OVERVIEW
The goal of this project was to train Baxter to identify objects using a name provided by a human voice command and subsequently fetch the object when the human operator commands the robot using the previously named object. Computer vision based perception using point clouds identify and classify the objects into different bins by their geometry/shape and then each individual object is further tagged with a human operator provided name. The project has two phases: an initial training phase where Baxter learns the objects via human voice commands, followed by a fetching phase where Baxter picks up objects that are asked for by the user by providing a name.
This project was implemented in ROS using the python programming language. It consisted of four software functional blocks that were implemented as separate ROS nodes: a speech processing node that leveraged the opensource software pocketsphinx, a point cloud processing node that depends on the ROS packages perception_pcl and openni2_camera, and a movement and grasping node that interfaces with the ROS package moveit_python.
DETAILED DESCRIPTION
EXECUTIVE CONTROL (MASTER NODE)
The Master node is the co-ordinator of the whole program execution. It has three main input sources: (1) sensory data in the form of filtered point cloud data, (2) speech commands translated into integers for the state representation and strings for object names, and (3) status update messages.
The master node keeps maintains state for the entire system and enables state transitions based on sensory and kinematic events. For example voice command events are received from the speech node, object point cloud information is received from the vision node. Based on the current state and the incoming events, it executes the appropriate functionality and signals other nodes with relevant information and commands. It continuously receives point cloud data from the point cloud processing (vision) node. The point cloud is stored in a sorted fashion based upon the eucledian distance from the origin. This ensures that Baxter starts picking up objects nearest to it during the learning phase.

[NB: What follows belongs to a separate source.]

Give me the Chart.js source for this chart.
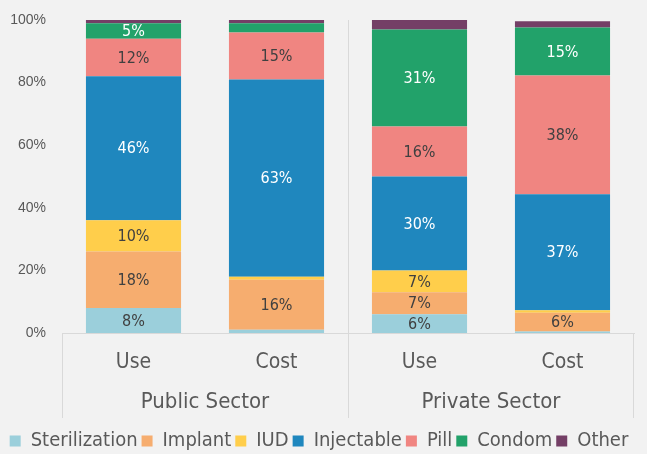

It also groups these point cloud objects together using a simple algorithm where two objects with similar height/width ratio are considered objects of the same group type, e.g. “cans”.
During the Learning phase, these objects and groups are associated with a name string provided by the user. When the object has been named, the Master node sends the location of the next object (as per euclidean distance) so that the robot arm moves to that location and picks up the object for naming. This process iterates through until all the objects are named. Baxter then enters a standby mode, returning its arm to the neutral position.
In the Fetch phase, the Master node sends the object location to a node responsible for controlling Baxter’s arm and picking up objects.
SPEECH RECOGNITION
The speech recognition node listens for specific keywords from the user and updates Baxter’s operating state accordingly. Speech recognition capability is done using PocketSphinx, Carnegie Mellon University’s open source large vocabulary, speaker-independent continuous speech recognition engine.
COMPUTER VISION
An ASUS XtionPRO LIVE is used to view Baxter’s environment. Point cloud locations and the centroid of each object is published to a topic that the Master node subscribes to. This part of the project relies heavily on the perception_pcl ROS package to compute multiple point clouds of various objects on a flat surface. The a launch file reads in raw point cloud data from the XtionPRO and filters it to a more manageable dataset using the filters described below. A cluster extractor node takes the filtered point cloud data and extracts point clusters. Finally, the centroid, height, width, and width:height ratio are computed, with centroid values transformed to Baxter’s frame of reference.
KINEMATICS
Baxter’s movements were controlled using the MoveIt! ROS package developed by Mike Ferguson. The node uses path planning, including collision detection, to reach the goal. The node responsible for moving Baxter receives the centroid and the object id from the Master node, uses MoveIt! to pick up the object, and goes to a predetermined joint location for lifting the object up.